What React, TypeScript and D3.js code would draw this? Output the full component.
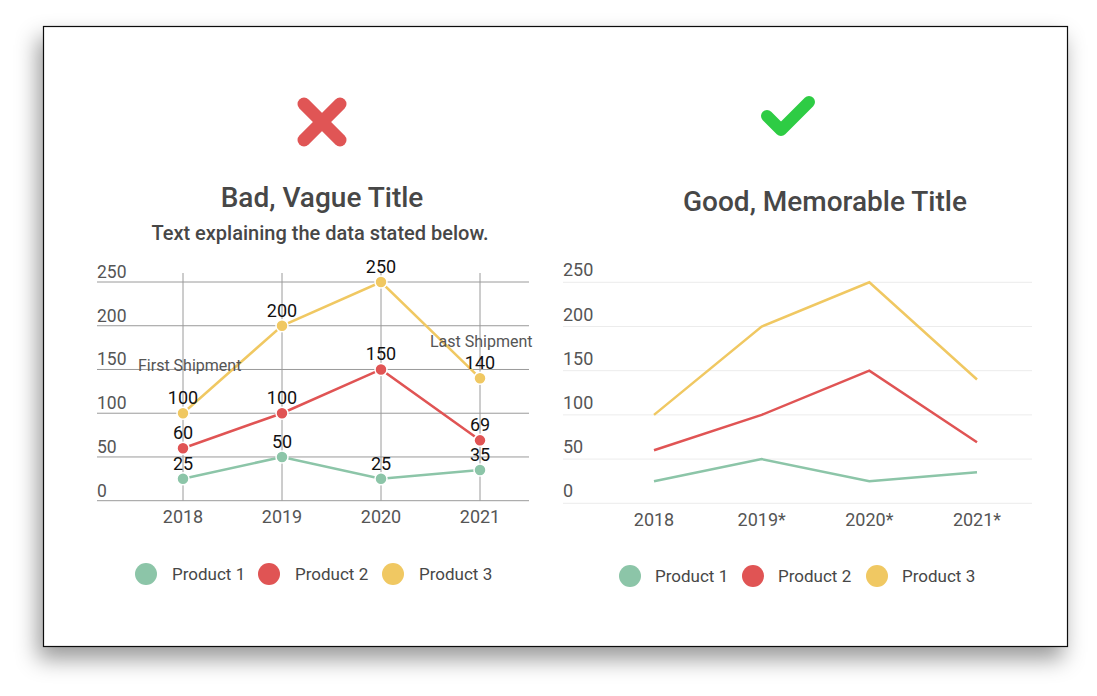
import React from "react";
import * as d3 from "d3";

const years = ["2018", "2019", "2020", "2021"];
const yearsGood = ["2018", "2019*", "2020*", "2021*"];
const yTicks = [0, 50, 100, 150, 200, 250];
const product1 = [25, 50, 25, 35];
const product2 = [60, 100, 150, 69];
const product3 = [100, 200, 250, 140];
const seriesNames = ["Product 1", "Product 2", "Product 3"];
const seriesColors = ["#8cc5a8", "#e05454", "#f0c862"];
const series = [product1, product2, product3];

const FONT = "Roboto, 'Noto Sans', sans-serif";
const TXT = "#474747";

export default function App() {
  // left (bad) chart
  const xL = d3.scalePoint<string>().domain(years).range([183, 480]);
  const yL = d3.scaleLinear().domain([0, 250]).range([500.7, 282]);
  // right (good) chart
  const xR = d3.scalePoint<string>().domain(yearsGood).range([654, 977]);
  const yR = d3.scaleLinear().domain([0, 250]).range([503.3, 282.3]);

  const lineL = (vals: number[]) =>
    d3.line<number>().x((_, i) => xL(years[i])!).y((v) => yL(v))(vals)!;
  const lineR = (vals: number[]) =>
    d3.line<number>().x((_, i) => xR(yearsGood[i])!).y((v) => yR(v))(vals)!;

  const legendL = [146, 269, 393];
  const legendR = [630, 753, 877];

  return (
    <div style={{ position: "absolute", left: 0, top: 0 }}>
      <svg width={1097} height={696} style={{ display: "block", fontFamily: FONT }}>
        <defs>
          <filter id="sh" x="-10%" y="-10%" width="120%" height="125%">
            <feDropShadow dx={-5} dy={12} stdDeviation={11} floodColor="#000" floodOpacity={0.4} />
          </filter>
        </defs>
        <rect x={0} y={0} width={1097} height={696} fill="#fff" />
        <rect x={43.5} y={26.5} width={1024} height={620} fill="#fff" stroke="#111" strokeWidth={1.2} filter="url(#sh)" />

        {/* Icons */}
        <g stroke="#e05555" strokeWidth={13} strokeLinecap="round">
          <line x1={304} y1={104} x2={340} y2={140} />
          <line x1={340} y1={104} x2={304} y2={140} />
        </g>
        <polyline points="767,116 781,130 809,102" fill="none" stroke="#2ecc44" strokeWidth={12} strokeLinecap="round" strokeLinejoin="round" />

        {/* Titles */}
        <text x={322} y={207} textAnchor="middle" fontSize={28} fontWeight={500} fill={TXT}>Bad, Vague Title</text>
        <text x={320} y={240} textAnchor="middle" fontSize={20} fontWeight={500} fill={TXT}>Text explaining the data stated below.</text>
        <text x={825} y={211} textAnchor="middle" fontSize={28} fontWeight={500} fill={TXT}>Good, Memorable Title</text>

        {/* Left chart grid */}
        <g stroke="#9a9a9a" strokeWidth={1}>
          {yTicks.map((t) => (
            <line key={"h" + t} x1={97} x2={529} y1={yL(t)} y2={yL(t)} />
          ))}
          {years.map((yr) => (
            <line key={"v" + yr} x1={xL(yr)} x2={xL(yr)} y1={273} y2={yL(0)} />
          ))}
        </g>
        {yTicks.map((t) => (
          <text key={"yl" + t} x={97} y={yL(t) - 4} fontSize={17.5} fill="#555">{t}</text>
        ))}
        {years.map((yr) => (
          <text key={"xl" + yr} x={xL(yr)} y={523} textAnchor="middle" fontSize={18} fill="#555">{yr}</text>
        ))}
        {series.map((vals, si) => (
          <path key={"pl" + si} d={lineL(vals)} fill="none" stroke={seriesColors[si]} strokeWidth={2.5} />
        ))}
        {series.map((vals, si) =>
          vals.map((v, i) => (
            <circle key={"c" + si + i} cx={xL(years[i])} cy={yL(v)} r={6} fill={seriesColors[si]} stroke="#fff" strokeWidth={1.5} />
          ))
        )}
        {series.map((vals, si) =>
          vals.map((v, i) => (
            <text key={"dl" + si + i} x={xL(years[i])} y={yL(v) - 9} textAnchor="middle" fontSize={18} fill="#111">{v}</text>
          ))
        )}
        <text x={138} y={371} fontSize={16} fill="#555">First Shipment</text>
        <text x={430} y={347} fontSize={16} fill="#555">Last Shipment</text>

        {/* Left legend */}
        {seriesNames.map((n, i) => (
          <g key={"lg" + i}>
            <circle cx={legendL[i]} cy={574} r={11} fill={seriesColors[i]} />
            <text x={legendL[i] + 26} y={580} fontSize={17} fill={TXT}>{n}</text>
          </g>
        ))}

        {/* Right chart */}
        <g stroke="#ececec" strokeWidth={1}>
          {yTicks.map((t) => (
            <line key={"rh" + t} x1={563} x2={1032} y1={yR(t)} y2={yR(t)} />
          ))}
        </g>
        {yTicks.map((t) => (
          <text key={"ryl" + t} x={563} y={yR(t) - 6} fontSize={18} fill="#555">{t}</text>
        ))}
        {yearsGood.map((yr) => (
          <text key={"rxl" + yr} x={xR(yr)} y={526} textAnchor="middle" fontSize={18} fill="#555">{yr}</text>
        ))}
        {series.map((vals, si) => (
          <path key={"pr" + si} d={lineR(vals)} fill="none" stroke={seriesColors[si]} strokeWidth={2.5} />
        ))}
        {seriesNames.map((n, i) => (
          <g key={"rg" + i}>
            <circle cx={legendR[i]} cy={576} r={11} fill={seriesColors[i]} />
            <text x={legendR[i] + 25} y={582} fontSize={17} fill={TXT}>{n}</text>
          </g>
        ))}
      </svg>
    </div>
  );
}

### WRITTEN PROBLEM
From the listing, extract all text exactly as given and drop any picture.

### WRITTEN ANSWER
What React, TypeScript and D3.js code would draw this? Output the full component.
import React from "react";
import * as d3 from "d3";

const years = ["2018", "2019", "2020", "2021"];
const yearsGood = ["2018", "2019*", "2020*", "2021*"];
const yTicks = [0, 50, 100, 150, 200, 250];
const product1 = [25, 50, 25, 35];
const product2 = [60, 100, 150, 69];
const product3 = [100, 200, 250, 140];
const seriesNames = ["Product 1", "Product 2", "Product 3"];
const seriesColors = ["#8cc5a8", "#e05454", "#f0c862"];
const series = [product1, product2, product3];

const FONT = "Roboto, 'Noto Sans', sans-serif";
const TXT = "#474747";

export default function App() {
  // left (bad) chart
  const xL = d3.scalePoint<string>().domain(years).range([183, 480]);
  const yL = d3.scaleLinear().domain([0, 250]).range([500.7, 282]);
  // right (good) chart
  const xR = d3.scalePoint<string>().domain(yearsGood).range([654, 977]);
  const yR = d3.scaleLinear().domain([0, 250]).range([503.3, 282.3]);

  const lineL = (vals: number[]) =>
    d3.line<number>().x((_, i) => xL(years[i])!).y((v) => yL(v))(vals)!;
  const lineR = (vals: number[]) =>
    d3.line<number>().x((_, i) => xR(yearsGood[i])!).y((v) => yR(v))(vals)!;

  const legendL = [146, 269, 393];
  const legendR = [630, 753, 877];

  return (
    <div style={{ position: "absolute", left: 0, top: 0 }}>
      <svg width={1097} height={696} style={{ display: "block", fontFamily: FONT }}>
        <defs>
          <filter id="sh" x="-10%" y="-10%" width="120%" height="125%">
            <feDropShadow dx={-5} dy={12} stdDeviation={11} floodColor="#000" floodOpacity={0.4} />
          </filter>
        </defs>
        <rect x={0} y={0} width={1097} height={696} fill="#fff" />
        <rect x={43.5} y={26.5} width={1024} height={620} fill="#fff" stroke="#111" strokeWidth={1.2} filter="url(#sh)" />

        {/* Icons */}
        <g stroke="#e05555" strokeWidth={13} strokeLinecap="round">
          <line x1={304} y1={104} x2={340} y2={140} />
          <line x1={340} y1={104} x2={304} y2={140} />
        </g>
        <polyline points="767,116 781,130 809,102" fill="none" stroke="#2ecc44" strokeWidth={12} strokeLinecap="round" strokeLinejoin="round" />

        {/* Titles */}
        <text x={322} y={207} textAnchor="middle" fontSize={28} fontWeight={500} fill={TXT}>Bad, Vague Title</text>
        <text x={320} y={240} textAnchor="middle" fontSize={20} fontWeight={500} fill={TXT}>Text explaining the data stated below.</text>
        <text x={825} y={211} textAnchor="middle" fontSize={28} fontWeight={500} fill={TXT}>Good, Memorable Title</text>

        {/* Left chart grid */}
        <g stroke="#9a9a9a" strokeWidth={1}>
          {yTicks.map((t) => (
            <line key={"h" + t} x1={97} x2={529} y1={yL(t)} y2={yL(t)} />
          ))}
          {years.map((yr) => (
            <line key={"v" + yr} x1={xL(yr)} x2={xL(yr)} y1={273} y2={yL(0)} />
          ))}
        </g>
        {yTicks.map((t) => (
          <text key={"yl" + t} x={97} y={yL(t) - 4} fontSize={17.5} fill="#555">{t}</text>
        ))}
        {years.map((yr) => (
          <text key={"xl" + yr} x={xL(yr)} y={523} textAnchor="middle" fontSize={18} fill="#555">{yr}</text>
        ))}
        {series.map((vals, si) => (
          <path key={"pl" + si} d={lineL(vals)} fill="none" stroke={seriesColors[si]} strokeWidth={2.5} />
        ))}
        {series.map((vals, si) =>
          vals.map((v, i) => (
            <circle key={"c" + si + i} cx={xL(years[i])} cy={yL(v)} r={6} fill={seriesColors[si]} stroke="#fff" strokeWidth={1.5} />
          ))
        )}
        {series.map((vals, si) =>
          vals.map((v, i) => (
            <text key={"dl" + si + i} x={xL(years[i])} y={yL(v) - 9} textAnchor="middle" fontSize={18} fill="#111">{v}</text>
          ))
        )}
        <text x={138} y={371} fontSize={16} fill="#555">First Shipment</text>
        <text x={430} y={347} fontSize={16} fill="#555">Last Shipment</text>

        {/* Left legend */}
        {seriesNames.map((n, i) => (
          <g key={"lg" + i}>
            <circle cx={legendL[i]} cy={574} r={11} fill={seriesColors[i]} />
            <text x={legendL[i] + 26} y={580} fontSize={17} fill={TXT}>{n}</text>
          </g>
        ))}

        {/* Right chart */}
        <g stroke="#ececec" strokeWidth={1}>
          {yTicks.map((t) => (
            <line key={"rh" + t} x1={563} x2={1032} y1={yR(t)} y2={yR(t)} />
          ))}
        </g>
        {yTicks.map((t) => (
          <text key={"ryl" + t} x={563} y={yR(t) - 6} fontSize={18} fill="#555">{t}</text>
        ))}
        {yearsGood.map((yr) => (
          <text key={"rxl" + yr} x={xR(yr)} y={526} textAnchor="middle" fontSize={18} fill="#555">{yr}</text>
        ))}
        {series.map((vals, si) => (
          <path key={"pr" + si} d={lineR(vals)} fill="none" stroke={seriesColors[si]} strokeWidth={2.5} />
        ))}
        {seriesNames.map((n, i) => (
          <g key={"rg" + i}>
            <circle cx={legendR[i]} cy={576} r={11} fill={seriesColors[i]} />
            <text x={legendR[i] + 25} y={582} fontSize={17} fill={TXT}>{n}</text>
          </g>
        ))}
      </svg>
    </div>
  );
}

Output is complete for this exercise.